Arctic Silver has a thermal epoxy. It is *permanent* and it definitely keeps the sink on the top of a RAM chip on a video card. A usenet poster tried to remove one of those, and the heatsink ripped the plastic top right off the RAM. Which is a testament to how good the AS epoxy is. We would never do that in manufacturing, because our products had to be re-workable ("repair shop").
I suppose, but not good enough a reason for me to suffer.
Cloth seats are the most comfortable, and I don't think they get burning hot even in the summer, but because there are so few used convertibles for sale and the ones I've bought were in the high-end direction, they came with leather seats.

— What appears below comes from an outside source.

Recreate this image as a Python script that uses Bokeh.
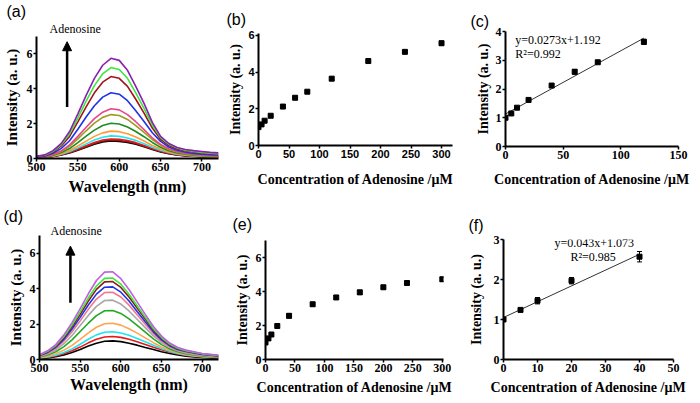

In one case on a cold winter day, to get something off the passenger side floor, I kneeled on a seat and cracked it in several lines. That wouldn't have happened with cloth either. Sitting spreads the load out so I've learned not to kneel on seats in cold weather, and it hasnt' happened again.
I haven't had vinyl seats since the 70's, and they were the black hot ones, and probably sticky when hot too.
Cloth seats seem to be low status, but they are the most comfortable.
So my question remains. Take two pieces of metal, metal A has exactly twice the conductivity (as in through itself) as metal B. Which of these is true?
1) Metal A conducts heat to the air exactly twice as fast.
2) Metal A conducts heat to the air faster, but not necessarily twice as fast.
3) We can't deduce this from it's conductivity.
I read something saying that doesn't actually make much difference.
Radiation is mainly infra red, perhaps black paint and white paint both radiate infrared the same? Or perhaps the colour of the paint only shows how well it reflects different wave lengths, not emits them.